Task to complete:
Can you transcribe every line exactly and leave the pictures behind?

Record list:
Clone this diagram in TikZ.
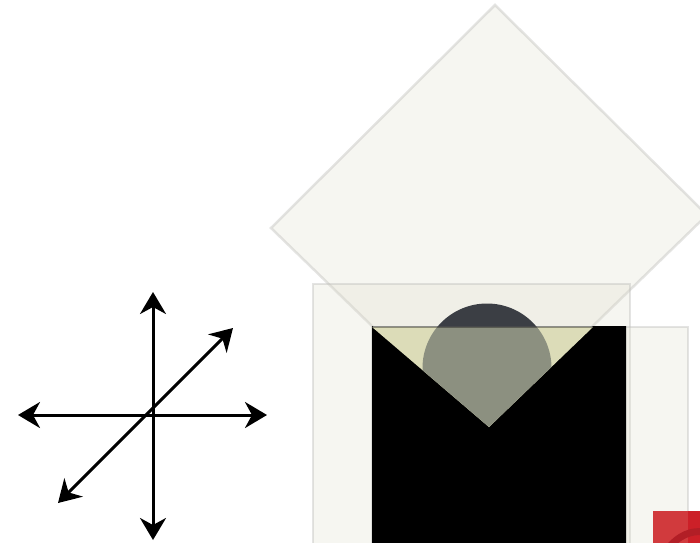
\documentclass[tikz,border=0pt]{standalone}
\usetikzlibrary{arrows.meta}
\definecolor{paperfill}{RGB}{222,220,204}
\definecolor{paperline}{RGB}{188,188,184}
\definecolor{slate}{RGB}{59,62,68}
\definecolor{sage}{RGB}{140,144,128}
\definecolor{cream}{RGB}{220,220,184}
\definecolor{brick}{RGB}{204,32,40}
\definecolor{brickpale}{RGB}{209,58,61}
\definecolor{brickdark}{RGB}{178,30,38}
\begin{document}
\begin{tikzpicture}[x=1pt, y=-1pt,
    sheet/.style={fill=paperfill, fill opacity=0.27, draw=paperline, draw opacity=0.4, line width=2.5pt},
    axisline/.style={line width=3pt, {Stealth[length=22pt,width=26pt,inset=7pt]}-{Stealth[length=22pt,width=26pt,inset=7pt]}}]
    \useasboundingbox (0,0) rectangle (700,542);
    \clip (0,0) rectangle (700,542);
    % Axes
    \coordinate (up) at (153,292);
    \coordinate (down) at (153,540);
    \coordinate (left) at (18,415);
    \coordinate (right) at (267,415);
    \coordinate (ne) at (233,328);
    \coordinate (sw) at (58,503);
    \draw[axisline] (up) -- (down);
    \draw[axisline] (left) -- (right);
    \draw[axisline] (sw) -- (ne);
    % Diamond
    \draw[sheet] (495,5) -- (707,215) -- (489,427) -- (373,327) -- (271,228) -- cycle;
    % Back sheet
    \draw[sheet] (313,284) rectangle (630,560);
    % Disc
    \fill[slate] (487,368) circle (64.5);
    % Front sheet
    \draw[sheet] (372,327) rectangle (688,560);
    % Black block with the notch
    \fill (372,326) -- (489,427) -- (593,326) -- (626,326) -- (626,560) -- (372,560) -- cycle;
    \fill[cream] (372,327) -- (489,427) -- (593,327) -- cycle;
    \begin{scope}
        \clip (372,327) -- (489,427) -- (593,327) -- cycle;
        \fill[sage] (487,368) circle (64.5);
    \end{scope}
    \draw[black, opacity=0.35, line width=2pt] (372,327) -- (593,327);
    % Red square
    \fill[brickpale] (653,511) rectangle (688,560);
    \fill[brick] (688,511) rectangle (720,560);
    \draw[brickdark, line width=7pt] (667,550) .. controls (678,535) and (692,530) .. (704,532);
\end{tikzpicture}
\end{document}
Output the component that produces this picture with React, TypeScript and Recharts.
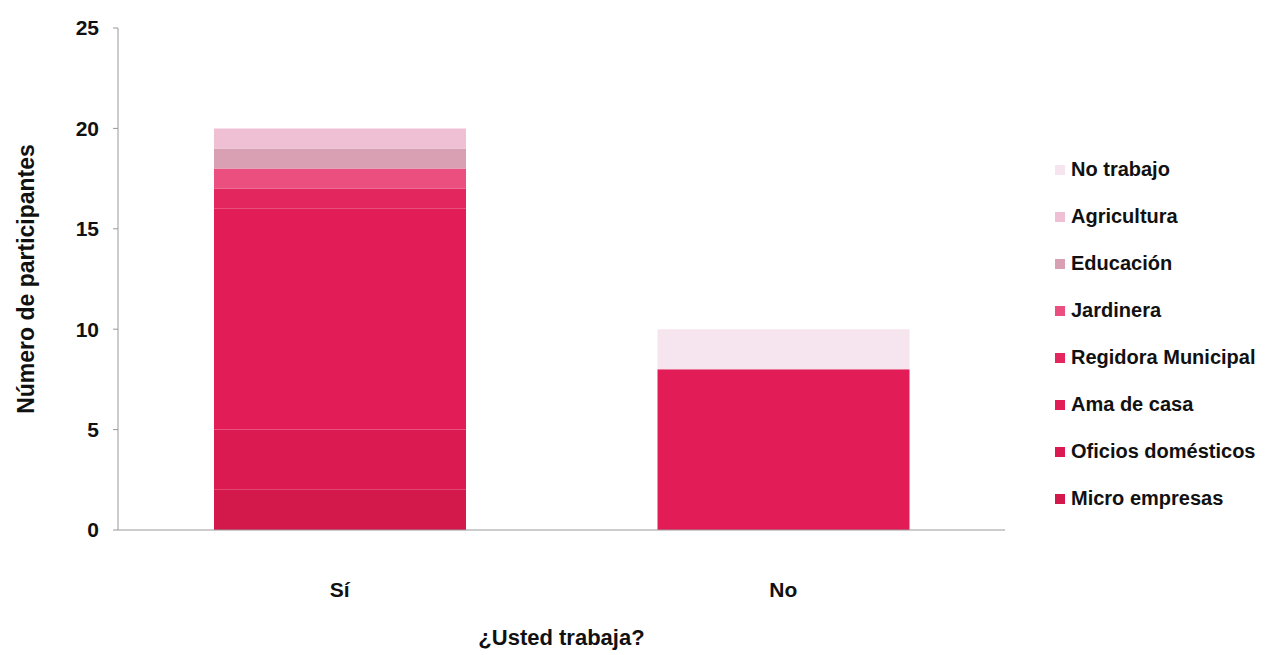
import { BarChart, Bar, XAxis, YAxis, Legend } from 'recharts';

const categories = ['Sí', 'No'];

// one value per category (Sí, No), bottom of the stack first
const microEmpresas = [2, 0];
const oficiosDomesticos = [3, 0];
const amaDeCasa = [11, 8];
const regidoraMunicipal = [1, 0];
const jardinera = [1, 0];
const educacion = [1, 0];
const agricultura = [1, 0];
const noTrabajo = [0, 2];

const yTicks = [0, 5, 10, 15, 20, 25];

const SERIES = [
    { key: 'Micro empresas', values: microEmpresas, color: '#d3184b' },
    { key: 'Oficios domésticos', values: oficiosDomesticos, color: '#dc1a52' },
    { key: 'Ama de casa', values: amaDeCasa, color: '#e21c57' },
    { key: 'Regidora Municipal', values: regidoraMunicipal, color: '#e4265f' },
    { key: 'Jardinera', values: jardinera, color: '#ea4f80' },
    { key: 'Educación', values: educacion, color: '#d9a0b4' },
    { key: 'Agricultura', values: agricultura, color: '#efc0d4' },
    { key: 'No trabajo', values: noTrabajo, color: '#f6e4ef' },
];

const data = categories.map((name, i) => {
    const row: Record<string, string | number> = { name };
    SERIES.forEach((s) => {
        row[s.key] = s.values[i];
    });
    return row;
});

const FONT = '"Liberation Sans", Arial, sans-serif';

function LegendList() {
    const items = [...SERIES].reverse();
    return (
        <div style={{ fontFamily: FONT }}>
            {items.map((s) => (
                <div
                    key={s.key}
                    style={{
                        display: 'flex',
                        alignItems: 'center',
                        height: 47,
                        fontSize: 20,
                        fontWeight: 'bold',
                        color: '#111',
                    }}
                >
                    <span
                        style={{
                            display: 'inline-block',
                            width: 10,
                            height: 10,
                            background: s.color,
                            marginRight: 6,
                        }}
                    />
                    {s.key}
                </div>
            ))}
        </div>
    );
}

// rotated y-axis title, centred on the axis box
function YTitle(props: any) {
    const vb = props.viewBox || { x: 0, y: 0, width: 0, height: 0 };
    const cx = vb.x + 26;
    const cy = vb.y + vb.height / 2;
    return (
        <text
            x={cx}
            y={cy}
            transform={`rotate(-90, ${cx}, ${cy})`}
            textAnchor="middle"
            dominantBaseline="central"
            fill="#111"
            fontSize={23}
            fontWeight="bold"
            fontFamily={FONT}
        >
            Número de participantes
        </text>
    );
}

export default function App() {
    return (
        <div style={{ width: 1285, height: 655, background: '#fff' }}>
            <style>{'body{margin:0}'}</style>
            <BarChart
                width={1285}
                height={655}
                data={data}
                margin={{ top: 28, right: 50, bottom: 0, left: 0 }}
                barSize={252}
            >
                <XAxis
                    dataKey="name"
                    stroke="#999"
                    tickLine={false}
                    tickMargin={46}
                    height={125}
                    tick={{ fill: '#111', fontSize: 21, fontWeight: 'bold', fontFamily: FONT }}
                    label={{
                        value: '¿Usted trabaja?',
                        position: 'insideBottom',
                        offset: 10,
                        fill: '#111',
                        fontSize: 22,
                        fontWeight: 'bold',
                        fontFamily: FONT,
                    }}
                />
                <YAxis
                    domain={[0, 25]}
                    ticks={yTicks}
                    width={118}
                    stroke="#999"
                    tickSize={5}
                    tickMargin={14}
                    tick={{ fill: '#111', fontSize: 21, fontWeight: 'bold', fontFamily: FONT }}
                    label={{ content: <YTitle /> }}
                />
                <Legend
                    layout="vertical"
                    align="right"
                    verticalAlign="top"
                    content={() => <LegendList />}
                    wrapperStyle={{ left: 1055, top: 146, width: 230 }}
                />
                {SERIES.map((s) => (
                    <Bar
                        key={s.key}
                        dataKey={s.key}
                        stackId="a"
                        fill={s.color}
                        isAnimationActive={false}
                    />
                ))}
            </BarChart>
        </div>
    );
}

Response to the task:
Clone this diagram in TikZ.
\documentclass[tikz,border=0pt]{standalone}
\usetikzlibrary{arrows.meta}
\definecolor{paperfill}{RGB}{222,220,204}
\definecolor{paperline}{RGB}{188,188,184}
\definecolor{slate}{RGB}{59,62,68}
\definecolor{sage}{RGB}{140,144,128}
\definecolor{cream}{RGB}{220,220,184}
\definecolor{brick}{RGB}{204,32,40}
\definecolor{brickpale}{RGB}{209,58,61}
\definecolor{brickdark}{RGB}{178,30,38}
\begin{document}
\begin{tikzpicture}[x=1pt, y=-1pt,
    sheet/.style={fill=paperfill, fill opacity=0.27, draw=paperline, draw opacity=0.4, line width=2.5pt},
    axisline/.style={line width=3pt, {Stealth[length=22pt,width=26pt,inset=7pt]}-{Stealth[length=22pt,width=26pt,inset=7pt]}}]
    \useasboundingbox (0,0) rectangle (700,542);
    \clip (0,0) rectangle (700,542);
    % Axes
    \coordinate (up) at (153,292);
    \coordinate (down) at (153,540);
    \coordinate (left) at (18,415);
    \coordinate (right) at (267,415);
    \coordinate (ne) at (233,328);
    \coordinate (sw) at (58,503);
    \draw[axisline] (up) -- (down);
    \draw[axisline] (left) -- (right);
    \draw[axisline] (sw) -- (ne);
    % Diamond
    \draw[sheet] (495,5) -- (707,215) -- (489,427) -- (373,327) -- (271,228) -- cycle;
    % Back sheet
    \draw[sheet] (313,284) rectangle (630,560);
    % Disc
    \fill[slate] (487,368) circle (64.5);
    % Front sheet
    \draw[sheet] (372,327) rectangle (688,560);
    % Black block with the notch
    \fill (372,326) -- (489,427) -- (593,326) -- (626,326) -- (626,560) -- (372,560) -- cycle;
    \fill[cream] (372,327) -- (489,427) -- (593,327) -- cycle;
    \begin{scope}
        \clip (372,327) -- (489,427) -- (593,327) -- cycle;
        \fill[sage] (487,368) circle (64.5);
    \end{scope}
    \draw[black, opacity=0.35, line width=2pt] (372,327) -- (593,327);
    % Red square
    \fill[brickpale] (653,511) rectangle (688,560);
    \fill[brick] (688,511) rectangle (720,560);
    \draw[brickdark, line width=7pt] (667,550) .. controls (678,535) and (692,530) .. (704,532);
\end{tikzpicture}
\end{document}
Output the component that produces this picture with React, TypeScript and Recharts.
import { BarChart, Bar, XAxis, YAxis, Legend } from 'recharts';

const categories = ['Sí', 'No'];

// one value per category (Sí, No), bottom of the stack first
const microEmpresas = [2, 0];
const oficiosDomesticos = [3, 0];
const amaDeCasa = [11, 8];
const regidoraMunicipal = [1, 0];
const jardinera = [1, 0];
const educacion = [1, 0];
const agricultura = [1, 0];
const noTrabajo = [0, 2];

const yTicks = [0, 5, 10, 15, 20, 25];

const SERIES = [
    { key: 'Micro empresas', values: microEmpresas, color: '#d3184b' },
    { key: 'Oficios domésticos', values: oficiosDomesticos, color: '#dc1a52' },
    { key: 'Ama de casa', values: amaDeCasa, color: '#e21c57' },
    { key: 'Regidora Municipal', values: regidoraMunicipal, color: '#e4265f' },
    { key: 'Jardinera', values: jardinera, color: '#ea4f80' },
    { key: 'Educación', values: educacion, color: '#d9a0b4' },
    { key: 'Agricultura', values: agricultura, color: '#efc0d4' },
    { key: 'No trabajo', values: noTrabajo, color: '#f6e4ef' },
];

const data = categories.map((name, i) => {
    const row: Record<string, string | number> = { name };
    SERIES.forEach((s) => {
        row[s.key] = s.values[i];
    });
    return row;
});

const FONT = '"Liberation Sans", Arial, sans-serif';

function LegendList() {
    const items = [...SERIES].reverse();
    return (
        <div style={{ fontFamily: FONT }}>
            {items.map((s) => (
                <div
                    key={s.key}
                    style={{
                        display: 'flex',
                        alignItems: 'center',
                        height: 47,
                        fontSize: 20,
                        fontWeight: 'bold',
                        color: '#111',
                    }}
                >
                    <span
                        style={{
                            display: 'inline-block',
                            width: 10,
                            height: 10,
                            background: s.color,
                            marginRight: 6,
                        }}
                    />
                    {s.key}
                </div>
            ))}
        </div>
    );
}

// rotated y-axis title, centred on the axis box
function YTitle(props: any) {
    const vb = props.viewBox || { x: 0, y: 0, width: 0, height: 0 };
    const cx = vb.x + 26;
    const cy = vb.y + vb.height / 2;
    return (
        <text
            x={cx}
            y={cy}
            transform={`rotate(-90, ${cx}, ${cy})`}
            textAnchor="middle"
            dominantBaseline="central"
            fill="#111"
            fontSize={23}
            fontWeight="bold"
            fontFamily={FONT}
        >
            Número de participantes
        </text>
    );
}

export default function App() {
    return (
        <div style={{ width: 1285, height: 655, background: '#fff' }}>
            <style>{'body{margin:0}'}</style>
            <BarChart
                width={1285}
                height={655}
                data={data}
                margin={{ top: 28, right: 50, bottom: 0, left: 0 }}
                barSize={252}
            >
                <XAxis
                    dataKey="name"
                    stroke="#999"
                    tickLine={false}
                    tickMargin={46}
                    height={125}
                    tick={{ fill: '#111', fontSize: 21, fontWeight: 'bold', fontFamily: FONT }}
                    label={{
                        value: '¿Usted trabaja?',
                        position: 'insideBottom',
                        offset: 10,
                        fill: '#111',
                        fontSize: 22,
                        fontWeight: 'bold',
                        fontFamily: FONT,
                    }}
                />
                <YAxis
                    domain={[0, 25]}
                    ticks={yTicks}
                    width={118}
                    stroke="#999"
                    tickSize={5}
                    tickMargin={14}
                    tick={{ fill: '#111', fontSize: 21, fontWeight: 'bold', fontFamily: FONT }}
                    label={{ content: <YTitle /> }}
                />
                <Legend
                    layout="vertical"
                    align="right"
                    verticalAlign="top"
                    content={() => <LegendList />}
                    wrapperStyle={{ left: 1055, top: 146, width: 230 }}
                />
                {SERIES.map((s) => (
                    <Bar
                        key={s.key}
                        dataKey={s.key}
                        stackId="a"
                        fill={s.color}
                        isAnimationActive={false}
                    />
                ))}
            </BarChart>
        </div>
    );
}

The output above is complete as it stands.